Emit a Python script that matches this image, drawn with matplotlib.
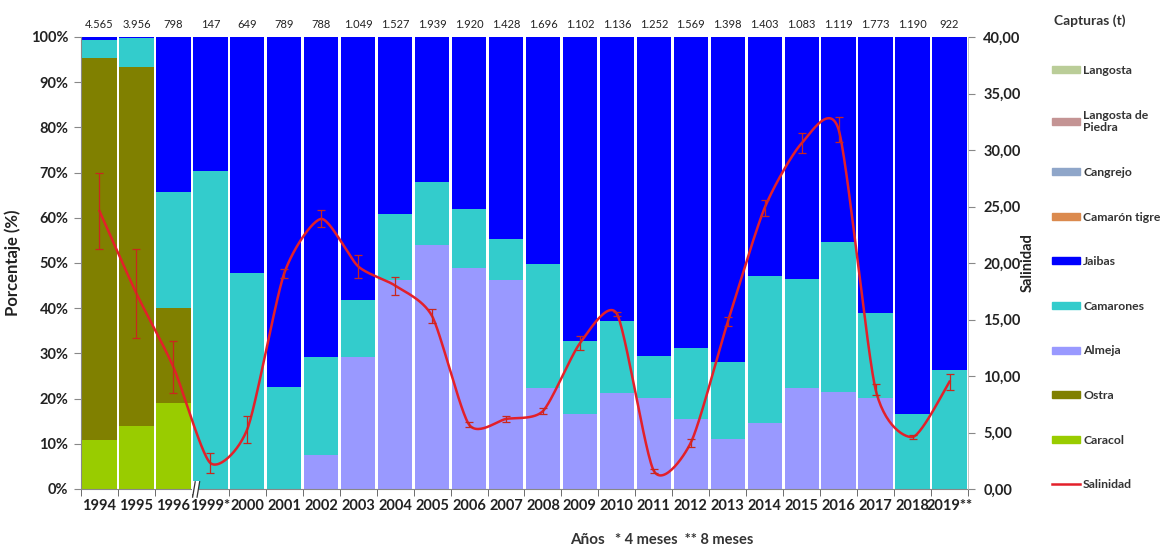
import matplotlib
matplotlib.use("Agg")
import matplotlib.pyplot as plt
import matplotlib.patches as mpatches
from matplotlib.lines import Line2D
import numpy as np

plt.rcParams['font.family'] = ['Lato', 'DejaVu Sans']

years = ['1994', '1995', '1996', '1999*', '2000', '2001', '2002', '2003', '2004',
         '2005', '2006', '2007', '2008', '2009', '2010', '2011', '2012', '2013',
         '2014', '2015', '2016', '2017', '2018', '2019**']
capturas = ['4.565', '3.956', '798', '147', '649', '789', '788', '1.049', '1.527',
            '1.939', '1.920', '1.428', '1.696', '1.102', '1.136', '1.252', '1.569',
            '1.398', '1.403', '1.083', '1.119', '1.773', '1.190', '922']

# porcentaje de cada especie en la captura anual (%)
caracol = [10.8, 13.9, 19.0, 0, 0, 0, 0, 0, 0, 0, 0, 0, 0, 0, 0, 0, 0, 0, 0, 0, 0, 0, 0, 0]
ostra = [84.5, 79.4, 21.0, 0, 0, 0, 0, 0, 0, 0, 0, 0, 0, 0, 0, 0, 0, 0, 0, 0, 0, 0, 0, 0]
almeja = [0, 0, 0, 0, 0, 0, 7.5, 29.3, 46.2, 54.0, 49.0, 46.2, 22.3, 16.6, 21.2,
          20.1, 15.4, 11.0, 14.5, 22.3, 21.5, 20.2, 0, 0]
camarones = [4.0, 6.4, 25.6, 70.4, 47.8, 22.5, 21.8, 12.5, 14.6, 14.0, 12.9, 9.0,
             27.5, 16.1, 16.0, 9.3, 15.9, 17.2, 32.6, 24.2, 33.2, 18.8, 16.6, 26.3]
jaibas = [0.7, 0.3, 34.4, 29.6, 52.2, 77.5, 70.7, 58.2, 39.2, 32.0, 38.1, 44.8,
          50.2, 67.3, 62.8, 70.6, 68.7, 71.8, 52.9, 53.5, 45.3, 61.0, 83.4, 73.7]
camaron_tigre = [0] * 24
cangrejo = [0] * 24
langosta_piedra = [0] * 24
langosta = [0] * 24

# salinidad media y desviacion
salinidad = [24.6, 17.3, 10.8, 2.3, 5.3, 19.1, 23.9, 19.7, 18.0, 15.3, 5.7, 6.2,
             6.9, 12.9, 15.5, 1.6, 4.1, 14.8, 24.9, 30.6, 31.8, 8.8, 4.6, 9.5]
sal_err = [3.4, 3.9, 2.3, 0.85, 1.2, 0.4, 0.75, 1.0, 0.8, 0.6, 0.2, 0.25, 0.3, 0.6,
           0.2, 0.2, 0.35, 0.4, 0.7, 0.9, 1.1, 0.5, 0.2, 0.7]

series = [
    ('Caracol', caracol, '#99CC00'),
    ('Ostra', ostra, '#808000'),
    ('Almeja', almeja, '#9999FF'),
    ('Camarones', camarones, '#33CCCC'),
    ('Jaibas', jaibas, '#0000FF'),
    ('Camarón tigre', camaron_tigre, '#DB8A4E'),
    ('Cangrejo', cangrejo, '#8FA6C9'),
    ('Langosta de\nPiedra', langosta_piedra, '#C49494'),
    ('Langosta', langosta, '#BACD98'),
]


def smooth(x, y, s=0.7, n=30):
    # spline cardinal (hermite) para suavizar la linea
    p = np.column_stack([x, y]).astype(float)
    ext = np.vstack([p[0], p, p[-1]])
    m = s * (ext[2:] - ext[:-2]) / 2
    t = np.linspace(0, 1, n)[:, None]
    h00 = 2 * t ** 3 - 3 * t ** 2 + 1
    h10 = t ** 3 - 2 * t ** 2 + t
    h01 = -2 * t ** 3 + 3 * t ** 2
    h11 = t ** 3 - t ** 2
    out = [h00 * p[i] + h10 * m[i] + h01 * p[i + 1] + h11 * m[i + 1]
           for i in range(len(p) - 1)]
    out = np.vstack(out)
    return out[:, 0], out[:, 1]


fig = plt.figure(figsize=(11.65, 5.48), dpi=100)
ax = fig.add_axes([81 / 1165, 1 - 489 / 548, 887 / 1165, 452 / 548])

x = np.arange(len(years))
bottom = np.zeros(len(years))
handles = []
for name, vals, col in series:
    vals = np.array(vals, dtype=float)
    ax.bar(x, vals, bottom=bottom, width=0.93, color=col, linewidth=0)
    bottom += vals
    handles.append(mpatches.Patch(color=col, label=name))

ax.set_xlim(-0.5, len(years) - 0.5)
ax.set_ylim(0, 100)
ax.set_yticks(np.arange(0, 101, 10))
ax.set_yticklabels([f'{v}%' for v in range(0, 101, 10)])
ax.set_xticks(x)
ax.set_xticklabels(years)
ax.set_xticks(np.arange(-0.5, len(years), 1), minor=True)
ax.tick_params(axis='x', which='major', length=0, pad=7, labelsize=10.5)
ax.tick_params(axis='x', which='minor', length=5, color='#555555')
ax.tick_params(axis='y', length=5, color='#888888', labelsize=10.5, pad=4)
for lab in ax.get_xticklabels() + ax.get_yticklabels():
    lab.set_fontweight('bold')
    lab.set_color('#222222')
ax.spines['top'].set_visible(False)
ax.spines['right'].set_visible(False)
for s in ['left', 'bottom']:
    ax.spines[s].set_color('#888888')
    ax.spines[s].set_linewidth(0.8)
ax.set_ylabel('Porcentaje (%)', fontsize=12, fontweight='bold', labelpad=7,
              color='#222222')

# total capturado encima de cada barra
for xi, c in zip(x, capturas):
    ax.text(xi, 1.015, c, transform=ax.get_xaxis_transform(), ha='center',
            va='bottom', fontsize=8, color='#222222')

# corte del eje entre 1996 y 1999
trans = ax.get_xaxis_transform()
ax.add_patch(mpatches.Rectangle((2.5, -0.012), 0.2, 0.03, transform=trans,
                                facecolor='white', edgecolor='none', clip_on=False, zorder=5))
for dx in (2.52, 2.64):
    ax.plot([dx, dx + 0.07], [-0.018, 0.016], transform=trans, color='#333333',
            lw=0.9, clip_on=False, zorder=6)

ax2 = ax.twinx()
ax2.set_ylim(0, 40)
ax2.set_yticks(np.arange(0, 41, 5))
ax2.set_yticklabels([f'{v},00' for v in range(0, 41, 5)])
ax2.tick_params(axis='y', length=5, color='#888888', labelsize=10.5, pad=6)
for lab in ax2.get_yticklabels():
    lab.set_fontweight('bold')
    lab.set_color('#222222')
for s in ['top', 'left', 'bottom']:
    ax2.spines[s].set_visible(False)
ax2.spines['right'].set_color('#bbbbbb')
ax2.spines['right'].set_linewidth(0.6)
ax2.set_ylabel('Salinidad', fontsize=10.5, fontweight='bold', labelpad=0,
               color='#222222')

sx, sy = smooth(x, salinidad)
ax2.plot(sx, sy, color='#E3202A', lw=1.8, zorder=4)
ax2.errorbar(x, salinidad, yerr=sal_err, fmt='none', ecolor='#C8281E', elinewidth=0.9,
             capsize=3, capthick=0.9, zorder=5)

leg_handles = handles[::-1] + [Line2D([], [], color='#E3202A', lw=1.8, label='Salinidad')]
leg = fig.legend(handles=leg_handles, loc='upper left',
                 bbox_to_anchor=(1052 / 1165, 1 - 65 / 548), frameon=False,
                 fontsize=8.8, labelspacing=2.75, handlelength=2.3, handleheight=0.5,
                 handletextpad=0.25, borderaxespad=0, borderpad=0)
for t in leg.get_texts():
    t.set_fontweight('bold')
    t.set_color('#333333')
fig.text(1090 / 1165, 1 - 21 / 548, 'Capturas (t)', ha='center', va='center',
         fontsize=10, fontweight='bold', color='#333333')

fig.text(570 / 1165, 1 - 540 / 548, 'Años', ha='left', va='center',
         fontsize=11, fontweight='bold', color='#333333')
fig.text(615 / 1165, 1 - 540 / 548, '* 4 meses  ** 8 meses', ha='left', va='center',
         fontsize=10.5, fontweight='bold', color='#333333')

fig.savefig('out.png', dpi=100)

□ □ □ □ □

▶ Exercise objective
From the first line of the listing above, repeat every line through the one holding "plt.rcParams['font.family'] = ['Lato', 'DejaVu". Both ends count, and pictures stay out.

▶ Reply to the task
Emit a Python script that matches this image, drawn with matplotlib.
import matplotlib
matplotlib.use("Agg")
import matplotlib.pyplot as plt
import matplotlib.patches as mpatches
from matplotlib.lines import Line2D
import numpy as np

plt.rcParams['font.family'] = ['Lato', 'DejaVu Sans']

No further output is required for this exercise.